## RECORDS PROVIDED:
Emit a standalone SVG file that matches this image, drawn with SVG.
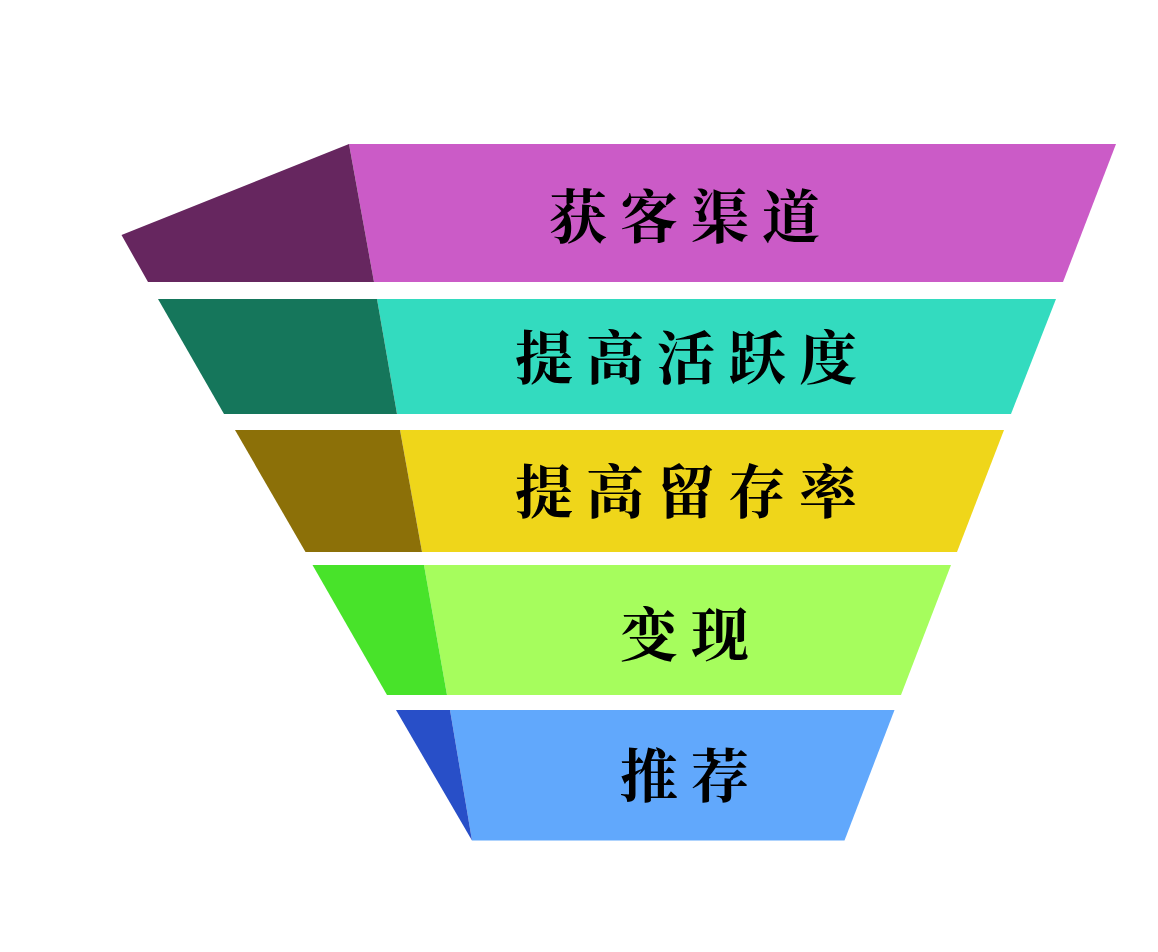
<svg xmlns="http://www.w3.org/2000/svg" width="1158" height="952" viewBox="0 0 1158 952">
<style>
.lbl{font-family:"Noto Serif CJK SC","Noto Sans CJK SC",serif;font-weight:bold;font-size:58px;letter-spacing:13px;fill:#000;}
</style>
<rect width="1158" height="952" fill="#fff"/>
<g id="stage1">
<polygon points="349,144 1116,144 1063,282 374,282" fill="#cb5bc7"/>
<polygon points="121.5,235 349,144 374,282 148,282" fill="#66265f"/>
<text class="lbl" x="549" y="238">获客渠道</text>
</g>
<g id="stage2">
<polygon points="377,299 1056,299 1011,414 397,414" fill="#33dbbf"/>
<polygon points="158,299 377,299 397,414 224,414" fill="#15765b"/>
<text class="lbl" x="515" y="379">提高活跃度</text>
</g>
<g id="stage3">
<polygon points="400,430 1004,430 957,552 422,552" fill="#efd61a"/>
<polygon points="235,430 400,430 422,552 305.5,552" fill="#8c7008"/>
<text class="lbl" x="515" y="513">提高留存率</text>
</g>
<g id="stage4">
<polygon points="424,565 951,565 901,695 447,695" fill="#a6fd5d"/>
<polygon points="312.5,565 424,565 447,695 387,695" fill="#48e32a"/>
<text class="lbl" x="620" y="656">变现</text>
</g>
<g id="stage5">
<polygon points="450,710 894.5,710 844.5,840.5 472,840.5" fill="#61a8fc"/>
<polygon points="396,710 450,710 472,840.5" fill="#284fc8"/>
<text class="lbl" x="620" y="797">推荐</text>
</g>
<g id="connectors"/>
</svg>
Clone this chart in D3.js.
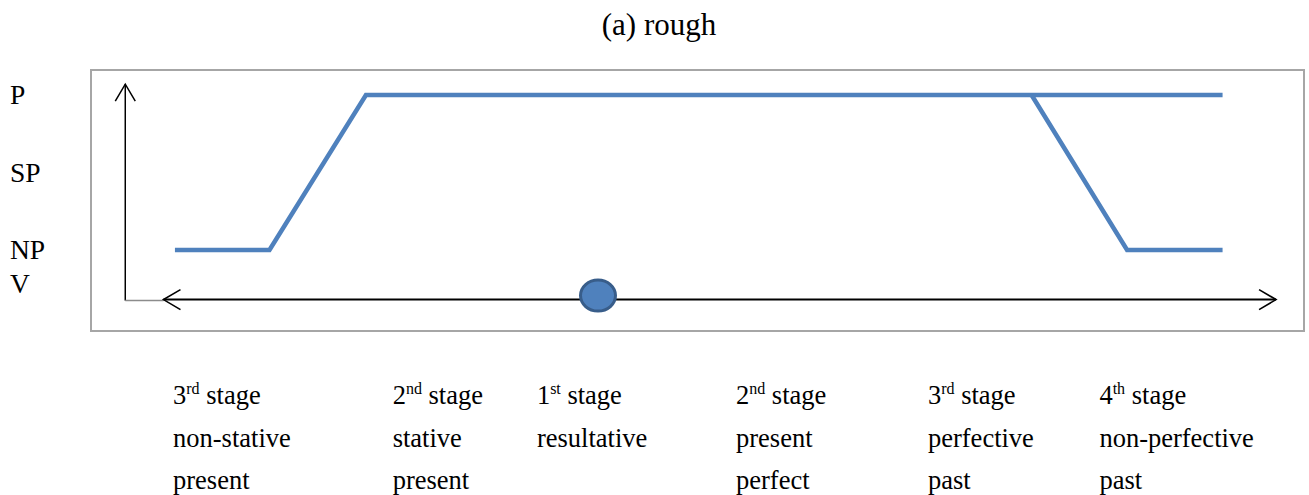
<!DOCTYPE html>
<html>
<head>
<meta charset="utf-8">
<script src="https://cdn.jsdelivr.net/npm/d3@7"></script>
<style>
  html, body { margin: 0; padding: 0; background: #fff; }
  svg text { font-family: "Times New Roman", "Liberation Serif", Times, "DejaVu Serif", serif; }
</style>
</head>
<body>
<svg id="chart" width="1309" height="495"></svg>
<script>
// ---- data ----
const title = "(a) rough";
const levelNames = ["P", "SP", "NP", "V"];
const levelValues = [3, 2, 1, 0.56];
// path 1 (timeline position, level)
const path1X = [-4.43, -3.44, -2.43, 6.54];
const path1Y = [1, 1, 3, 3];
// path 2
const path2X = [4.54, 5.54, 6.54];
const path2Y = [3, 1, 1];
// present moment marker
const markerX = [0];
// timeline extent and baseline level
const timelineStart = -4.55;
const timelineEnd = 7.1;
const timelineLevel = 0.36;
const yAxisX = -4.95;
const yAxisTop = 3.14;
// stage labels
const stageNum = ["3", "2", "1", "2", "3", "4"];
const stageSup = ["rd", "nd", "st", "nd", "rd", "th"];
const stageLine2 = ["non-stative", "stative", "resultative", "present", "perfective", "non-perfective"];
const stageLine3 = ["present", "present", "", "perfect", "past", "past"];
const stageX = [-4.45, -2.15, -0.64, 1.445, 3.455, 5.25];

// ---- drawing ----
const svg = d3.select("#chart");
const x = d3.scaleLinear().domain([0, 1]).range([598, 693.5]);
const y = d3.scaleLinear().domain([1, 3]).range([250, 95]);
const blue = "#4f81bd";

svg.append("text").attr("x", 659).attr("y", 35).attr("text-anchor", "middle")
  .attr("font-size", 31).attr("fill", "#000").text(title);

// frame
svg.append("rect").attr("x", 91).attr("y", 70).attr("width", 1213).attr("height", 261)
  .attr("fill", "none").attr("stroke", "#a6a6a6").attr("stroke-width", 2);

// y level labels
svg.selectAll("text.level").data(levelNames).join("text").attr("class", "level")
  .attr("x", 10).attr("y", (d, i) => y(levelValues[i]) + 9)
  .attr("font-size", 27.5).attr("fill", "#000").text(d => d);

// vertical axis arrow
const ax = x(yAxisX), ay0 = y(timelineLevel) + 1, ay1 = y(yAxisTop);
svg.append("line").attr("x1", ax).attr("x2", ax).attr("y1", ay0).attr("y2", ay1)
  .attr("stroke", "#000").attr("stroke-width", 1.5);
svg.append("path").attr("d", `M${ax - 10},${ay1 + 17}L${ax},${ay1}L${ax + 10},${ay1 + 17}`)
  .attr("fill", "none").attr("stroke", "#000").attr("stroke-width", 1.5);

// gray stub
const ty = y(timelineLevel);
svg.append("line").attr("x1", ax).attr("x2", x(timelineStart)).attr("y1", ty + 1).attr("y2", ty + 1)
  .attr("stroke", "#8c8c8c").attr("stroke-width", 1.5);

// timeline double arrow
const tx0 = x(timelineStart), tx1 = x(timelineEnd);
svg.append("line").attr("x1", tx0).attr("x2", tx1).attr("y1", ty).attr("y2", ty)
  .attr("stroke", "#000").attr("stroke-width", 2);
svg.append("path").attr("d", `M${tx0 + 17},${ty - 10}L${tx0},${ty}L${tx0 + 17},${ty + 10}`)
  .attr("fill", "none").attr("stroke", "#000").attr("stroke-width", 1.6);
svg.append("path").attr("d", `M${tx1 - 17},${ty - 10}L${tx1},${ty}L${tx1 - 17},${ty + 10}`)
  .attr("fill", "none").attr("stroke", "#000").attr("stroke-width", 1.6);

// blue paths
const line = d3.line().x(d => x(d[0])).y(d => y(d[1]));
svg.append("path").datum(path1X.map((v, i) => [v, path1Y[i]])).attr("d", line)
  .attr("fill", "none").attr("stroke", blue).attr("stroke-width", 4.5);
svg.append("path").datum(path2X.map((v, i) => [v, path2Y[i]])).attr("d", line)
  .attr("fill", "none").attr("stroke", blue).attr("stroke-width", 4.5);

// marker
svg.selectAll("ellipse.marker").data(markerX).join("ellipse").attr("class", "marker")
  .attr("cx", d => x(d)).attr("cy", ty - 4).attr("rx", 17.5).attr("ry", 15.5)
  .attr("fill", blue).attr("stroke", "#385d8a").attr("stroke-width", 3);

// stage labels
const g = svg.selectAll("g.stage").data(stageX).join("g").attr("class", "stage")
  .attr("transform", d => `translate(${x(d)},0)`);
const t1 = g.append("text").attr("y", 404).attr("font-size", 26.5).attr("fill", "#000");
t1.append("tspan").text((d, i) => stageNum[i]);
t1.append("tspan").attr("font-size", 16).attr("dy", -10).text((d, i) => stageSup[i]);
t1.append("tspan").attr("dy", 10).text(" stage");
g.append("text").attr("y", 447).attr("font-size", 26.5).attr("fill", "#000").text((d, i) => stageLine2[i]);
g.append("text").attr("y", 489).attr("font-size", 26.5).attr("fill", "#000").text((d, i) => stageLine3[i]);
</script>
</body>
</html>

## PROBLEM DETAILS:
Give only the number of lines in the material above where the string "chart" appears.

## TASK OUTPUT:
3